Estuvimos un par de tardes observando a los lobos entre un silencio sólo interrumpido por sus gruñidos esporádicos y por el sonido de las olas. Fue un lujo poder contemplarlos desde tan cerca en su hábitat natural. Drexler decía que lo importante del faro no era la luz, sino la oscuridad; es un poeta. Lo importante de Cabo Polonio es que estando en él todo parece perder importancia, y la Naturaleza cobra importancia allí.

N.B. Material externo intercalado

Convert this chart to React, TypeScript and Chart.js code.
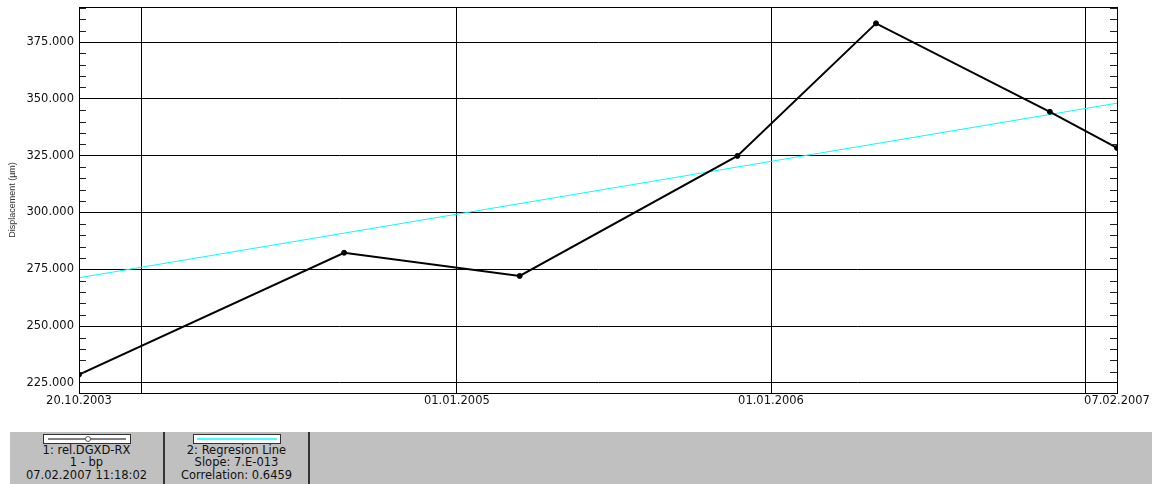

© Copyright 2015 Nuria Millet Gallego

jueves, 1 de diciembre de 2011

LAS DUNAS DEL POLONIO




El dueño de nuestro pequeño hotel en Cabo Polonio se llamaba Alfredo. En nuestras charlas y en sus gestos demostró una cierta ironía con toques poéticos. Por ejemplo en una de las dunas frente al mar Atlántico habían colocado un viejo televisor plantado en la arena: un guiño uruguayo. El televisor se veía desde las hamacas del porche, mientras contemplábamos la puesta de sol. Creo que era la mejor programación posible.

La duna del televisor no era la única. En el pueblo estaba el complejo dunar más importante del sur americano, según leímos. Pero curiosamente sus 40km2 de extensión corrían alto riesgo de desaparecer por los planes de forestación que impedirían la libre movilidad de las dunas. Hasta para eso eran originales los pobladores del Polonio, no querían perder sus bellas dunas por verde vegetación.

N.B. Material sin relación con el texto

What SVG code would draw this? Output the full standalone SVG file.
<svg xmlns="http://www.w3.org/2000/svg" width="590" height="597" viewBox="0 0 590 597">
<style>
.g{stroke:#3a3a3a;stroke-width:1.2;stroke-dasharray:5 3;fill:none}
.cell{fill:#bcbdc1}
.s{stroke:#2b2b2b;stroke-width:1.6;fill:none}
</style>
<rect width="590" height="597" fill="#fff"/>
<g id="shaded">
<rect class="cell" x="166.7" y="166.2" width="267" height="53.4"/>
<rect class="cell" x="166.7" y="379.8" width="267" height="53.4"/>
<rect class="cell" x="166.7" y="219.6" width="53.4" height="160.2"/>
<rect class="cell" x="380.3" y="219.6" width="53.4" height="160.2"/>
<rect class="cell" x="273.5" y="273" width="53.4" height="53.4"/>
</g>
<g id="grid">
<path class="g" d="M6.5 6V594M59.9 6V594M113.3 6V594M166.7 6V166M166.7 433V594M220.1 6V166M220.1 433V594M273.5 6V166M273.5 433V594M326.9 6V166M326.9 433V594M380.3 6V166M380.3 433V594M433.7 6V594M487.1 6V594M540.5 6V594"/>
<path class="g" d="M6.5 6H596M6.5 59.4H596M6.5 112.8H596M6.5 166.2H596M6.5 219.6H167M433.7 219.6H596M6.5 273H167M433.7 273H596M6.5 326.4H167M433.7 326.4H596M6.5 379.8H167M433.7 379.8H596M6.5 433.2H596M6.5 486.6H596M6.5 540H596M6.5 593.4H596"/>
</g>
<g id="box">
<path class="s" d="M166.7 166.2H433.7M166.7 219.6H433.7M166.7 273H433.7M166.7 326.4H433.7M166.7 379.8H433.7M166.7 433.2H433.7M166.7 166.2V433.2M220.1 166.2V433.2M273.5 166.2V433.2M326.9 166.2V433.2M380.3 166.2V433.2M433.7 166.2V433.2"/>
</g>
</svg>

Siguiendo la playa junto al mar encontramos las primeras dunas doradas. Eran onduladas, con suaves pendientes. Algunas tenían una altura considerable, llegar a la cima suponía convertirse en un puntito para el que esperaba abajo. Después de subir y bajar por unas cuantas dunas, seguimos caminando por la llamada Playa de la Calavera, hasta llegar al llamado Cerro Buena Vista, con grandes rocas de formas curiosas.
Lenguas de mar se adentraban en la arena empujadas por el viento, y se formaban olas constantes de crestas espumosas. Era una costa bastante salvaje. De regreso al acogedor hotel, nos tumbamos en las hamacas y contemplamos la puesta de sol junto al viejo televisor, todo un símbolo difícil de olvidar.